Woke-Awake-Alive-Paying Attention – Call it What You Will.

On page 187 of the Ken Burns book OUR AMERICA: A Photograph History, is a photo taken in 1942. Like every photograph in the book, this one is also stunning. A man of Japanese descent is sitting outdoors in a wooden chair. Neatly dressed, his hands rest on his lap. There is sadness and resignation etched into his face. Just behind, and to his left, another man holds an infant girl. To his right, two young boys stand on a platform, both with downcast eyes. On the ground sit several boxes tied with string. The picture was taken by the famous photographer Dorothea Lange at the Japanese internment camp in Centerville, California.

Included in the photo’s description is a copy of a letter written by 23-year-old Kimi Tambara who was at the time interned at the Minidoka Relocation Center in Idaho. His words–“I can now understand how an eagle feels when his wings are clipped and caged.

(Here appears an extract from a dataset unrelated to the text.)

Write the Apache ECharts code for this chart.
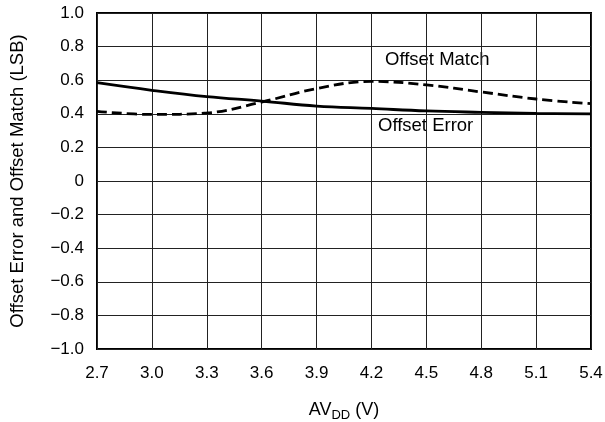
<!DOCTYPE html>
<html><head><meta charset="utf-8">
<script src="https://cdn.jsdelivr.net/npm/echarts@6/dist/echarts.min.js"></script>
<style>html,body{margin:0;padding:0;background:#fff}#c{width:605px;height:422px}</style>
</head><body><div id="c"></div>
<script>
const xValues = [2.7, 3.0, 3.3, 3.6, 3.9, 4.2, 4.5, 4.8, 5.1, 5.4];
const offsetError = [0.585, 0.54, 0.502, 0.476, 0.446, 0.432, 0.417, 0.409, 0.403, 0.399];
const offsetMatch = [0.415, 0.396, 0.405, 0.47, 0.55, 0.593, 0.572, 0.53, 0.488, 0.46];
const yTicks = [-1.0, -0.8, -0.6, -0.4, -0.2, 0, 0.2, 0.4, 0.6, 0.8, 1.0];

const chart = echarts.init(document.getElementById('c'));
const font = 'Liberation Sans, Arial, Helvetica, sans-serif';
function fmtY(v){ if (Math.abs(v) < 1e-9) return '0'; const s = Math.abs(v).toFixed(1); return v < 0 ? '\u2212' + s : s; }
chart.setOption({
  animation: false,
  grid: { left: 97, right: 14, top: 13, bottom: 73, show: true, borderColor: '#000', borderWidth: 2, containLabel: false, outerBoundsMode: 'none' },
  xAxis: {
    type: 'value', min: 2.7, max: 5.4, interval: 0.3,
    axisLine: { show: false }, axisTick: { show: false },
    axisLabel: { color: '#000', fontFamily: font, fontSize: 17, margin: 16, formatter: v => v.toFixed(1) },
    splitLine: { lineStyle: { color: '#222', width: 1 } },
    name: '{a|AV}{s|DD}{a| (V)}', nameLocation: 'middle', nameGap: 50,
    nameTextStyle: { rich: { a: { fontFamily: font, fontSize: 18, color: '#000' }, s: { fontFamily: font, fontSize: 13, color: '#000', verticalAlign: 'bottom', padding: [10,0,0,0] } } }
  },
  yAxis: {
    type: 'value', min: -1.0, max: 1.0, interval: 0.2,
    axisLine: { show: false }, axisTick: { show: false },
    axisLabel: { color: '#000', fontFamily: font, fontSize: 17, margin: 13, formatter: fmtY },
    splitLine: { lineStyle: { color: '#222', width: 1 } },
    name: 'Offset Error and Offset Match (LSB)', nameLocation: 'middle', nameGap: 70,
    nameTextStyle: { fontFamily: font, fontSize: 18.5, color: '#000' }
  },
  series: [
    { type: 'line', data: xValues.map((x,i)=>[x, offsetError[i]]), smooth: 0.4, symbol: 'none',
      lineStyle: { color: '#000', width: 2.8 } },
    { type: 'line', data: xValues.map((x,i)=>[x, offsetMatch[i]]), smooth: 0.4, symbol: 'none',
      lineStyle: { color: '#000', width: 2.8, type: [10, 5] } }
  ],
  graphic: [
    { type: 'text', left: 385, top: 50, style: { text: 'Offset Match', fontFamily: font, fontSize: 18.5, fill: '#000' } },
    { type: 'text', left: 378, top: 116, style: { text: 'Offset Error', fontFamily: font, fontSize: 18.5, fill: '#000' } }
  ]
});
</script></body></html>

Beyond the bars of his prison lies a wide expanse of the boundless skies, flocked with soft clouds, the wide, wide, fields of brush and woods-limitless space for the pursuit of LIFE itself.”

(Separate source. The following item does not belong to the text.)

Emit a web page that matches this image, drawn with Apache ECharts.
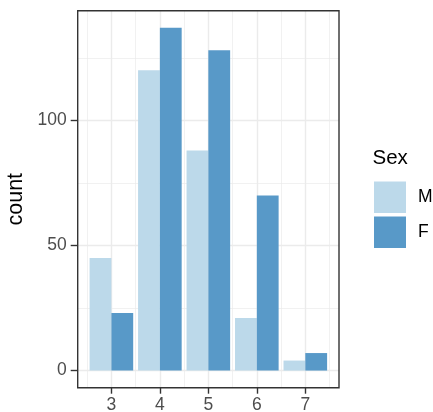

Seeing Lange’s photograph and reading the caption explaining it, I looked deeper into the history of internment during World War II. I learned that there was an internment camp fifteen miles from the Idaho town where I lived for more than a decade. The camp Tambara wrote about became a National Historical Site in 2001, some years after I left the area. It commemorates the over 13,000 men, women, and children who were imprisoned there during the war. Nothing that I recall was ever mentioned about the place during the decade I lived less than a fifteen-minute drive away.

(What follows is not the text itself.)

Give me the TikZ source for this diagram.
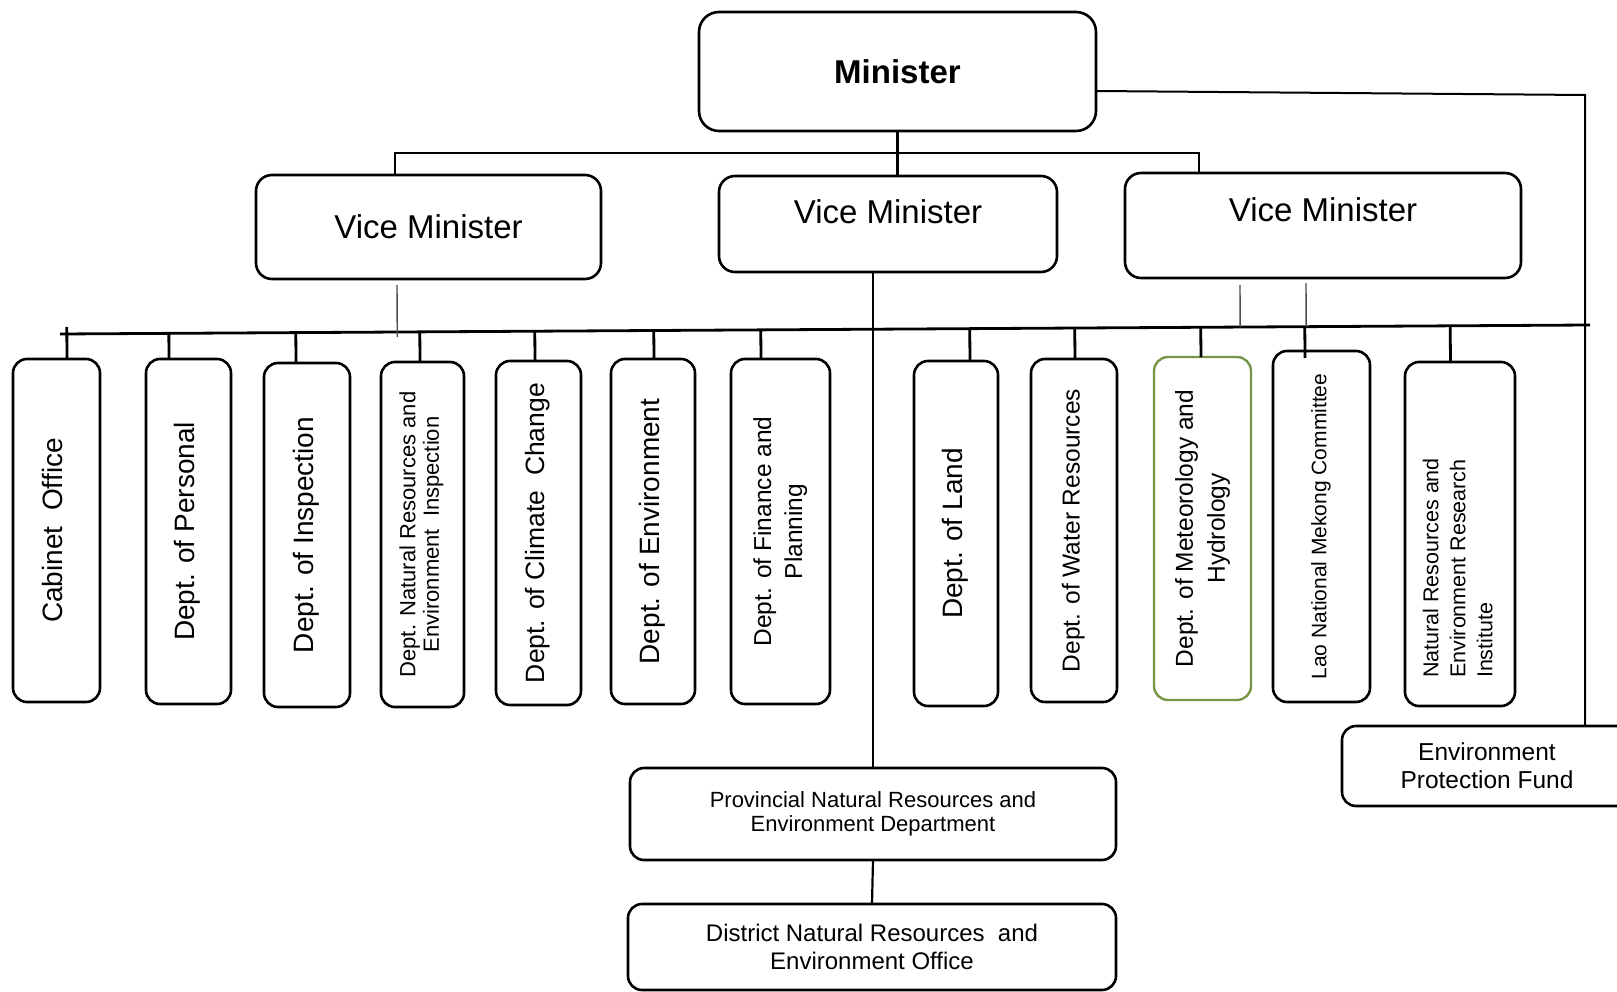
\documentclass[tikz,border=0pt]{standalone}
\usepackage{fontspec}
\setmainfont{Liberation Sans}
\usetikzlibrary{calc}
\definecolor{meteogreen}{RGB}{120,150,70}
\newcommand{\fsz}[2]{\fontsize{#1}{#2}\selectfont}
\newcommand{\rottext}[1]{\rotatebox{90}{\begin{tabular}{@{}c@{}}#1\end{tabular}}}
\begin{document}
\begin{tikzpicture}[x=1pt,y=-1pt,
  box/.style={draw, line width=2.6pt, rounded corners=14pt, inner sep=0pt, outer sep=0pt, align=center, fill=white},
  bigbox/.style={box, rounded corners=20pt},
  busline/.style={line width=2.8pt},
  midline/.style={line width=2.2pt},
  thinline/.style={line width=1.4pt, black!70}]
\useasboundingbox (0,0) rectangle (1617,992);
\clip (0,0) rectangle (1617,992);

% top level
\node[bigbox, font=\fsz{33}{38}\bfseries, minimum width=397pt, minimum height=119pt] (minister) at (897.5,71.5) {Minister};
\node[box, font=\fsz{33}{38}, rounded corners=16pt, minimum width=345pt, minimum height=104pt] (vm1) at (428.5,227) {Vice Minister};
\node[box, font=\fsz{33}{38}, rounded corners=16pt, minimum width=338pt, minimum height=96pt, text height=24pt, text depth=24pt] (vm2) at (888,224) {Vice Minister};
\node[box, font=\fsz{33}{38}, rounded corners=16pt, minimum width=396pt, minimum height=105pt, text height=24pt, text depth=31pt] (vm3) at (1323,225.5) {Vice Minister};

% departments
\node[box, font=\fsz{28}{32}, minimum width=87pt, minimum height=343pt] (cab) at (56.5,530.5) {\rottext{Cabinet\ \ Office}};
\node[box, font=\fsz{28}{32}, minimum width=85pt, minimum height=345pt] (pers) at (188.5,531.5) {\rottext{Dept. of Personal}};
\node[box, font=\fsz{28}{32}, minimum width=86pt, minimum height=344pt] (insp) at (307,535) {\rottext{Dept. of Inspection}};
\node[box, font=\fsz{22}{23.5}, minimum width=83pt, minimum height=345pt] (nrei) at (422.5,534.5) {\rottext{Dept. Natural Resources and\\Environment\ \ Inspection}};
\node[box, font=\fsz{26.5}{30}, minimum width=85pt, minimum height=344pt] (clim) at (538.5,533) {\rottext{Dept. of Climate\ \ Change}};
\node[box, font=\fsz{28}{32}, minimum width=84pt, minimum height=345pt] (env) at (653,531.5) {\rottext{Dept. of Environment}};
\node[box, font=\fsz{24.5}{31}, minimum width=99pt, minimum height=345pt] (fin) at (780.5,531.5) {\rottext{Dept. of Finance and\\Planning}};
\node[box, font=\fsz{28}{32}, minimum width=84pt, minimum height=345pt] (land) at (956,533.5) {\rottext{Dept. of Land}};
\node[box, font=\fsz{24.5}{28}, minimum width=86pt, minimum height=343pt] (water) at (1074,530.5) {\rottext{Dept. of Water Resources}};
\node[box, font=\fsz{24.5}{32}, draw=meteogreen, line width=2.4pt, minimum width=97pt, minimum height=343pt] (meteo) at (1202.5,528.5) {\rottext{Dept. of Meteorology and\\Hydrology}};
\node[box, font=\fsz{21}{24}, minimum width=97pt, minimum height=351pt] (lao) at (1321.5,526.5) {\rottext{Lao National Mekong Committee}};
\node[box, font=\fsz{21.5}{27}, minimum width=110pt, minimum height=344pt] (nri) at (1460,534) {\rotatebox{90}{\begin{tabular}{@{}l@{\hspace{68pt}}}Natural Resources and\\Environment Research\\Institute\end{tabular}}};

% lower boxes
\node[box, font=\fsz{24.5}{28}, minimum width=290pt, minimum height=80pt] (fund) at (1487,766) {Environment\\Protection Fund};
\node[box, font=\fsz{22}{24.5}, minimum width=486pt, minimum height=92pt] (prov) at (873,814) {Provincial Natural Resources and\\Environment Department};
\node[box, font=\fsz{24}{28}, minimum width=488pt, minimum height=86pt] (dist) at (872,947) {District Natural Resources\ \ and\\Environment Office};

% top connectors
\coordinate (tbL) at (395,153);
\coordinate (tbR) at (1199,153);
\draw[midline] (minister.south) -- (minister.south |- vm2.north);
\draw[line width=2pt] (vm1.north -| tbL) -- (tbL) -- (tbR) -- (vm3.north -| tbR);

% minister to fund
\coordinate (rc) at (1585,95);
\draw[line width=2pt] ([yshift=-19.5pt]minister.east) -- (rc) -- (rc |- fund.north);

% main bus
\coordinate (bL) at (60,334);
\coordinate (bR) at (1590,325);
\draw[busline] (bL) -- (bR);

\foreach \n/\dx in {pers/-19.5, insp/-11, nrei/-2.5, clim/-3.5, env/1, fin/-19.5, land/14, water/1, meteo/-1.5, nri/-9.5}{
  \coordinate (d\n) at ([xshift=\dx pt]\n.north);
  \draw[busline] (d\n) -- ($(bL)!(d\n)!(bR)$);
}
\coordinate (dcab) at ([xshift=10.5pt]cab.north);
\draw[busline, shorten >=-7pt] (dcab) -- ($(bL)!(dcab)!(bR)$);

% vice minister links
\coordinate (v1s) at ([xshift=-31.5pt,yshift=-6pt]vm1.south);
\draw[thinline, shorten >=-5pt] (v1s) -- ($(bL)!(v1s)!(bR)$);
\coordinate (v3a) at ([xshift=-83pt,yshift=-7pt]vm3.south);
\draw[thinline] (v3a) -- ($(bL)!(v3a)!(bR)$);
\coordinate (v3b) at ([xshift=-17pt,yshift=-5pt]vm3.south);
\draw[thinline] (v3b) -- ($(bL)!(v3b)!(bR)$);
\coordinate (dlao) at ([xshift=-16.5pt]lao.north);
\draw[busline, shorten <=-7pt] (dlao) -- ($(bL)!(dlao)!(bR)$);

\draw[midline] (vm2.south -| prov.north) -- (prov.north);
\draw[midline] (prov.south) -- (dist.north);
\end{tikzpicture}
\end{document}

I looked further and came upon another story. It was the story of a man who was posthumously awarded the Congressional Medal of Honor for his heroism in World War II. He was born in Seattle, Washington in 1922, and died in combat on the 4th. of July 1944. His name was William Kenzo Nakamura. PFC Nakamura volunteered for the U.S. Army in 1943. Both of his parents had been placed in the Minidoka Relocation Center in Idaho in 1942. They were both immigrants from Japan and had lived in this country for over twenty-five years. How does a man give up his life to protect a country that would imprison his mother and father for the crime of being born in another country?

So what do I, or you, make of this? There was understandably at the time vast anger towards and paranoia about people of Japanese heritage. Pearl Harbor had been bombed, and this country had entered the war. President Roosevelt signed the Executive Order 9066, allowing for the internment of Japanese Americans. How do we view this seventy-five years later?

Now here we are in 2023, and one cannot turn on national news without hearing the elected talking heads complaining about what history is taught, what should not be taught, what cannot be taught, and what should be taught. Apparently, it is their appointed right and responsibility to tell us, their constituents, what our children and grandchildren will be and will not be told in our schools. And to further that cause, what books can and cannot be used to teach our history, and what books can and cannot be held in school libraries. The message seems clear. We know better than you, and we will tell you what books are allowed, and which ones are not.

I had to look up what woke as it’s used today actually means. Having read it, I am still not sure. What is clear is it and other such words have been weaponized by both the Conservatives and the Liberals. Because I need simple in my life, I accept the idea that truth is truth, science is science, and history is history. There is room for discussion of what those words mean, but there has to be room and tolerance on both sides for that to happen. Very little in the world is black and white. Our country has been built on tolerance for the beliefs of others, yet there is a seismic shift occurring regarding any disagreement about what is and is not allowed today. We become something other than a democracy when one ideology, whether it be Left or Right, has the power to impose their will unfettered, and that all citizens MUST follow their dictates.

Some noteworthy quotes about banning books:

“Don’t join the book burners. Don’t think you’re going to conceal faults by concealing evidence that they ever existed. Don’t be afraid to go to your library and read every book…” Dwight D. Eisenhower.

“Every banned book enlightens the world.” Ralph Waldo Emerson.

“Yes, books are dangerous. They should be dangerous – they contain ideas.” Pete Hautman.

William Kenzo Nakamura

One thought on “Woke-Awake-Alive-Paying Attention – Call it What You Will.

  1. David, your recounts are very poignant. They are significant in today’s environment perhaps even more than in years past since the unintended consequences are potentially more severe. The saddest thing is how little or how slow our ability to learn important lessons have become. Think about how our grandchildren will understand the truths of history.